Retype exactly what runs from the first line of the data to the line with "0.8, 0.6, 0.4]", keeping both of those lines and skipping pictures.

### DATA PROVIDED ###

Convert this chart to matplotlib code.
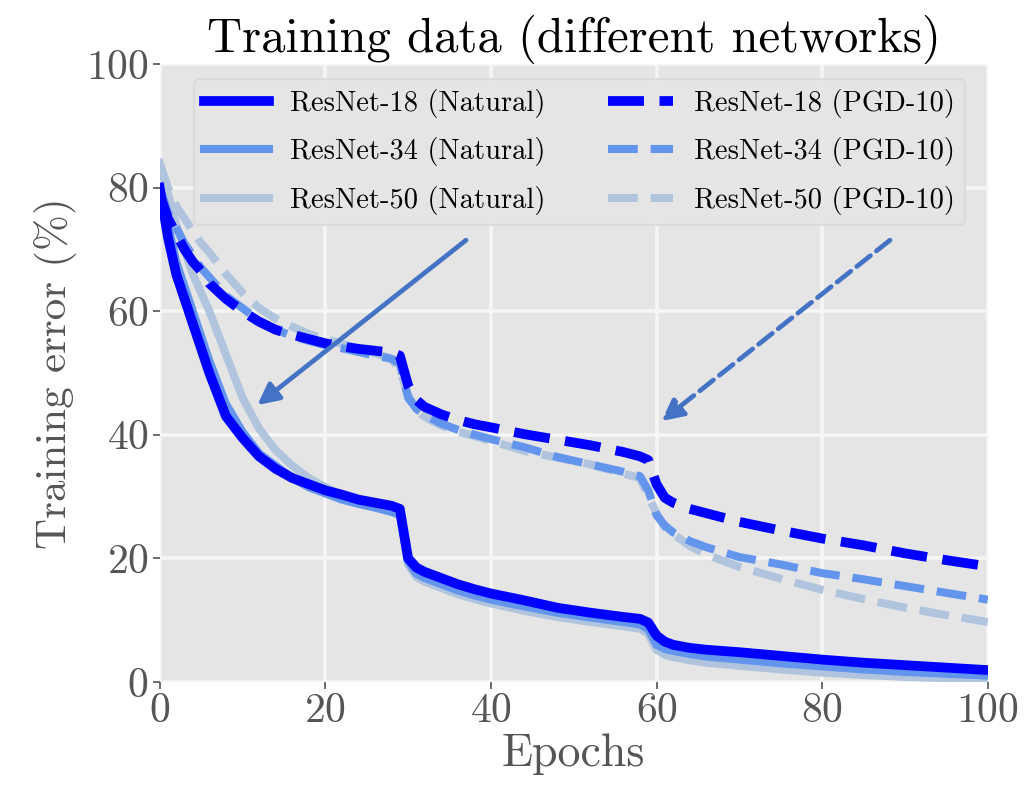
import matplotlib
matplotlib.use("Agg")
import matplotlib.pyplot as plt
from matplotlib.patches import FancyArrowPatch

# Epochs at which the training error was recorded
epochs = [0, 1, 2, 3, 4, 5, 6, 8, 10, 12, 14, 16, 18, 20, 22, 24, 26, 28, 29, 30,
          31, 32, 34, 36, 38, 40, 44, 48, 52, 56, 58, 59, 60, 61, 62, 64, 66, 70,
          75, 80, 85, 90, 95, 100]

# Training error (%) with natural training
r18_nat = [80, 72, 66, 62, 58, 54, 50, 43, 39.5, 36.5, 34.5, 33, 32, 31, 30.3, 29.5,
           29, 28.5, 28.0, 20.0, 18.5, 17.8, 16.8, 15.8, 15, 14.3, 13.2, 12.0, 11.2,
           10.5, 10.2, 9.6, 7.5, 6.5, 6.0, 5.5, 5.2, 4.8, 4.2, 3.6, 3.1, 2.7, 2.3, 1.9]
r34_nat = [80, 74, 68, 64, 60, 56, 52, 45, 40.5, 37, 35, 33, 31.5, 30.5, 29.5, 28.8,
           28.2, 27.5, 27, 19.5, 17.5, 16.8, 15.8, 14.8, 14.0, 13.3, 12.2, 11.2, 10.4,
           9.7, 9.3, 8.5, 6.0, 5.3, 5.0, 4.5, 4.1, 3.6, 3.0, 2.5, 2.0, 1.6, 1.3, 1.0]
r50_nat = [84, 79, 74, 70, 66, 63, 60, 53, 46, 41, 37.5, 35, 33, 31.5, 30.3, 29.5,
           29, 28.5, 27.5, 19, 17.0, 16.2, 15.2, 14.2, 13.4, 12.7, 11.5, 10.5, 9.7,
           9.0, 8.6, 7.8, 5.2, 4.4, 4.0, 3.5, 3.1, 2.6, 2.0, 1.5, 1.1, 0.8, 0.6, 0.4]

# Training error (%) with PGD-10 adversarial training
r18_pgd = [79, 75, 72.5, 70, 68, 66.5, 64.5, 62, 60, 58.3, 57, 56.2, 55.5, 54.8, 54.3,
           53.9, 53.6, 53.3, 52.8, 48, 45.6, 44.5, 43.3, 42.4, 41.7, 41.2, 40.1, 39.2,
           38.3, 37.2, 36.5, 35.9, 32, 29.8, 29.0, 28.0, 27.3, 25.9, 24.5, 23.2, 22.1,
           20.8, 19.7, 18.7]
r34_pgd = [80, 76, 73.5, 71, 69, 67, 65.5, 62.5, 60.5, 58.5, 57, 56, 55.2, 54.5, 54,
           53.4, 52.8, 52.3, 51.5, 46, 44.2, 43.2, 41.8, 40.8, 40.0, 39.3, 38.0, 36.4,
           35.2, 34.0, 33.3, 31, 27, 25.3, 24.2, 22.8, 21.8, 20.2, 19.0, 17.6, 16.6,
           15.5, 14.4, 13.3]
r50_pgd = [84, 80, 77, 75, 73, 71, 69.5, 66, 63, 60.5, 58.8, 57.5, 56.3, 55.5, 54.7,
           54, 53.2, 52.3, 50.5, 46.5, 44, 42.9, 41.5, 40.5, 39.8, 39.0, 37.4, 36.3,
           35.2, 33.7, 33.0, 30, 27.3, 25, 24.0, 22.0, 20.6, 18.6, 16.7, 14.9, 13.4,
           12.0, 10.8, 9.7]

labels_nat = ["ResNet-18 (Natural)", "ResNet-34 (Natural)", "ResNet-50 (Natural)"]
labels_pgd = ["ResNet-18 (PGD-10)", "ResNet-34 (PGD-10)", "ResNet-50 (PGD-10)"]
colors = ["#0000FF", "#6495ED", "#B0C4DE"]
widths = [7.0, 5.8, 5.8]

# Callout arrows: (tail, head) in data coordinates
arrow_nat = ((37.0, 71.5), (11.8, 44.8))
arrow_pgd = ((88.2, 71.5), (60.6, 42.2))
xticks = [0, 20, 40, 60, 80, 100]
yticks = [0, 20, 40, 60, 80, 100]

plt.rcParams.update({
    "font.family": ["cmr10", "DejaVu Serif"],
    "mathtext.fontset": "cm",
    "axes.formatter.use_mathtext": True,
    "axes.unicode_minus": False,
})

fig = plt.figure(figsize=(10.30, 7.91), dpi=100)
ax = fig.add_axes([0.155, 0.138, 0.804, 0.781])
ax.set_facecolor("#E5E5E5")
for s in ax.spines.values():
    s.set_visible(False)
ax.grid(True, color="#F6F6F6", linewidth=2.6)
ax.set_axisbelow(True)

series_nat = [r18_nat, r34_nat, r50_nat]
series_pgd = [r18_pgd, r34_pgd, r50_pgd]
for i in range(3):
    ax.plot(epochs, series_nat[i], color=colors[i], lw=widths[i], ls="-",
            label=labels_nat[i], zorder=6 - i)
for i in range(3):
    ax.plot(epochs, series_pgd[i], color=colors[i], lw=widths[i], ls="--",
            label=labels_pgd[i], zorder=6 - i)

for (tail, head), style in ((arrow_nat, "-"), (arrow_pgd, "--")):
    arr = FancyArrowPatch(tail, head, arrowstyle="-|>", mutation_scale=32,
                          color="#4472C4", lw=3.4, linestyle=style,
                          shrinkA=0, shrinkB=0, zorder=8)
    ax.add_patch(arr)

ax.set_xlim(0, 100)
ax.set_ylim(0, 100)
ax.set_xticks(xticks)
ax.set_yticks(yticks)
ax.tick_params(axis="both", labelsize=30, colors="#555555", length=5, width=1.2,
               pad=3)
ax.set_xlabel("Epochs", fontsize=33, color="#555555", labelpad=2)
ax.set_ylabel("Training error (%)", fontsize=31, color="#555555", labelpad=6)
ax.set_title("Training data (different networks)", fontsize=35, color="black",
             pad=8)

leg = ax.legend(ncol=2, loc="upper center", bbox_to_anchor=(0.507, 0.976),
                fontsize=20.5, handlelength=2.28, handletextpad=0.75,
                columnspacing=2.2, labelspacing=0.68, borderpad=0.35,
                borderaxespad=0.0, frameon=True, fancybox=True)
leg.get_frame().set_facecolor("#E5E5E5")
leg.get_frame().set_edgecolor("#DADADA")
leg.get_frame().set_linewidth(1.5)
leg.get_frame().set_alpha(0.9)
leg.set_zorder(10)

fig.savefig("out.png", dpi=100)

###

WRITTEN SOLUTION:
Convert this chart to matplotlib code.
import matplotlib
matplotlib.use("Agg")
import matplotlib.pyplot as plt
from matplotlib.patches import FancyArrowPatch

# Epochs at which the training error was recorded
epochs = [0, 1, 2, 3, 4, 5, 6, 8, 10, 12, 14, 16, 18, 20, 22, 24, 26, 28, 29, 30,
          31, 32, 34, 36, 38, 40, 44, 48, 52, 56, 58, 59, 60, 61, 62, 64, 66, 70,
          75, 80, 85, 90, 95, 100]

# Training error (%) with natural training
r18_nat = [80, 72, 66, 62, 58, 54, 50, 43, 39.5, 36.5, 34.5, 33, 32, 31, 30.3, 29.5,
           29, 28.5, 28.0, 20.0, 18.5, 17.8, 16.8, 15.8, 15, 14.3, 13.2, 12.0, 11.2,
           10.5, 10.2, 9.6, 7.5, 6.5, 6.0, 5.5, 5.2, 4.8, 4.2, 3.6, 3.1, 2.7, 2.3, 1.9]
r34_nat = [80, 74, 68, 64, 60, 56, 52, 45, 40.5, 37, 35, 33, 31.5, 30.5, 29.5, 28.8,
           28.2, 27.5, 27, 19.5, 17.5, 16.8, 15.8, 14.8, 14.0, 13.3, 12.2, 11.2, 10.4,
           9.7, 9.3, 8.5, 6.0, 5.3, 5.0, 4.5, 4.1, 3.6, 3.0, 2.5, 2.0, 1.6, 1.3, 1.0]
r50_nat = [84, 79, 74, 70, 66, 63, 60, 53, 46, 41, 37.5, 35, 33, 31.5, 30.3, 29.5,
           29, 28.5, 27.5, 19, 17.0, 16.2, 15.2, 14.2, 13.4, 12.7, 11.5, 10.5, 9.7,
           9.0, 8.6, 7.8, 5.2, 4.4, 4.0, 3.5, 3.1, 2.6, 2.0, 1.5, 1.1, 0.8, 0.6, 0.4]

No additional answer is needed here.